The UN report makes clear that the effects of our industrial and post-industrial consumption and our burning of the fossil fuel resources that enabled it may last for centuries to come. Whether the human species will survive its own mindless improvidence and greed remains an open question. We pride ourselves on the knowledge we have gained about the planet we are given to inhabit, but surely our ignorance is far greater. In the grand scheme of things, I suppose, it matters little to the universe--perhaps even to the planet itself--whether this one troublesome species survives. We have contributed already to the extinction of so many others, and the world keeps turning inexorably, shrugging off the loss and adapting to the change in ways of which we humans seem incapable. Our minds are prisoners of old ways of thinking, old conceptions of what it is we need--and what we need is always more than what we have. We seem fated to strive for the "growth" and "progress" that will assure our downfall.

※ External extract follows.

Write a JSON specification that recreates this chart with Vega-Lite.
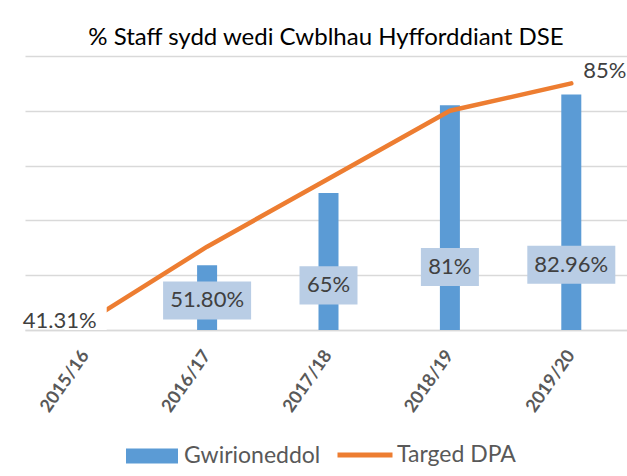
{
  "$schema": "https://vega.github.io/schema/vega-lite/v6.json",
  "width": 602,
  "height": 274,
  "autosize": {"type": "none"},
  "padding": {"left": 25, "top": 56, "right": 0, "bottom": 146},
  "background": "white",
  "config": {"view": {"stroke": null}, "font": "Lato"},
  "title": {"text": "% Staff sydd wedi Cwblhau Hyfforddiant DSE", "font": "Lato", "fontSize": 24, "fontWeight": "normal", "color": "#000000", "anchor": "middle", "offset": 6},
  "data": {"values": [
    {"year": "2015/16", "actual": null, "target": 41.31, "tlabel": "41.31%"},
    {"year": "2016/17", "actual": 51.8, "target": 55.2, "alabel": "51.80%"},
    {"year": "2017/18", "actual": 65, "target": 67.6, "alabel": "65%"},
    {"year": "2018/19", "actual": 81, "target": 80, "alabel": "81%"},
    {"year": "2019/20", "actual": 82.96, "target": 85, "alabel": "82.96%", "tlabel": "85%"}
  ]},
  "encoding": {
    "x": {"field": "year", "type": "nominal",
      "scale": {"domain": ["2015/16", "2016/17", "2017/18", "2018/19", "2019/20"], "range": [0, 607], "paddingInner": 0, "paddingOuter": 0},
      "axis": {"title": null, "labelAngle": -55, "labelAlign": "right", "labelBaseline": "middle", "labelFont": "Lato", "labelFontSize": 18, "labelFontWeight": "bold", "labelColor": "#595959", "ticks": false, "domain": true, "domainColor": "#D9D9D9", "domainWidth": 1.5, "labelPadding": 22, "grid": false}}
  },
  "layer": [
    {
      "transform": [{"filter": "datum.actual != null"}],
      "mark": {"type": "bar", "width": 20},
      "encoding": {
        "y": {"field": "actual", "type": "quantitative", "scale": {"domain": [40, 90], "nice": false, "zero": false},
          "axis": {"title": null, "labels": false, "ticks": false, "domain": false, "grid": true, "gridColor": "#D9D9D9", "gridWidth": 1.5, "values": [40, 50, 60, 70, 80, 90]}},
        "y2": {"datum": 40},
        "fill": {"datum": "Gwirioneddol", "scale": {"range": ["#5B9BD5"]},
          "legend": {"orient": "none", "legendX": 100, "legendY": 373, "title": null, "symbolType": "M-1,-0.29H1V0.29H-1Z", "symbolSize": 2704, "labelFont": "Lato", "labelFontSize": 23, "labelColor": "#595959", "padding": 0, "labelOffset": 5}}
      }
    },
    {
      "mark": {"type": "line", "strokeWidth": 4.5, "strokeCap": "round", "strokeJoin": "round"},
      "encoding": {
        "y": {"field": "target", "type": "quantitative"},
        "stroke": {"datum": "Targed DPA", "scale": {"range": ["#ED7D31"]},
          "legend": {"orient": "none", "legendX": 310, "legendY": 369, "title": null, "symbolType": "stroke", "symbolSize": 3025, "symbolStrokeWidth": 5, "labelFont": "Lato", "labelFontSize": 23, "labelColor": "#595959", "padding": 0, "labelOffset": 2}}
      }
    },
    {
      "transform": [{"filter": "datum.year == '2015/16'"}],
      "mark": {"type": "bar", "width": 42, "color": "white"},
      "encoding": {"y": {"datum": 40}, "y2": {"datum": 45}}
    },
    {
      "transform": [{"filter": "datum.year == '2015/16'"}],
      "mark": {"type": "text", "align": "right", "baseline": "middle", "dx": 11, "dy": -2, "font": "Lato", "fontSize": 22, "color": "#404040"},
      "encoding": {"y": {"field": "target", "type": "quantitative"}, "text": {"field": "tlabel"}}
    },
    {
      "transform": [{"filter": "datum.year == '2019/20'"}],
      "mark": {"type": "text", "align": "left", "baseline": "middle", "dx": 12, "dy": -12, "font": "Lato", "fontSize": 22, "color": "#404040"},
      "encoding": {"y": {"field": "target", "type": "quantitative"}, "text": {"field": "tlabel"}}
    },
    {
      "transform": [
        {"filter": "datum.actual != null"},
        {"calculate": "34.56 + 0.209 * datum.actual", "as": "lp"},
        {"calculate": "datum.lp - 3.47", "as": "lo"},
        {"calculate": "datum.lp + 3.47", "as": "hi"},
        {"calculate": "length(datum.alabel)", "as": "len"}
      ],
      "mark": {"type": "bar", "color": "#B9CDE5"},
      "encoding": {
        "y": {"field": "lo", "type": "quantitative"},
        "y2": {"field": "hi"},
        "size": {"field": "len", "type": "quantitative", "scale": {"domain": [3, 6], "range": [58, 88]}, "legend": null}
      }
    },
    {
      "transform": [
        {"filter": "datum.actual != null"},
        {"calculate": "34.56 + 0.209 * datum.actual", "as": "lp"}
      ],
      "mark": {"type": "text", "baseline": "middle", "font": "Lato", "fontSize": 22, "color": "#404040"},
      "encoding": {"y": {"field": "lp", "type": "quantitative"}, "text": {"field": "alabel"}}
    }
  ]
}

Until we learn that there must be some limit to our grasping, until we learn tolerance and patience for the needs of other humans and of other species, we will continue down this path toward eventual destruction. We need to be more mindful that it is our actions that contribute to the creation of the world we live in; and our actions, should we all finally agree to make it so, that can begin to reverse the disastrous path that we have chosen.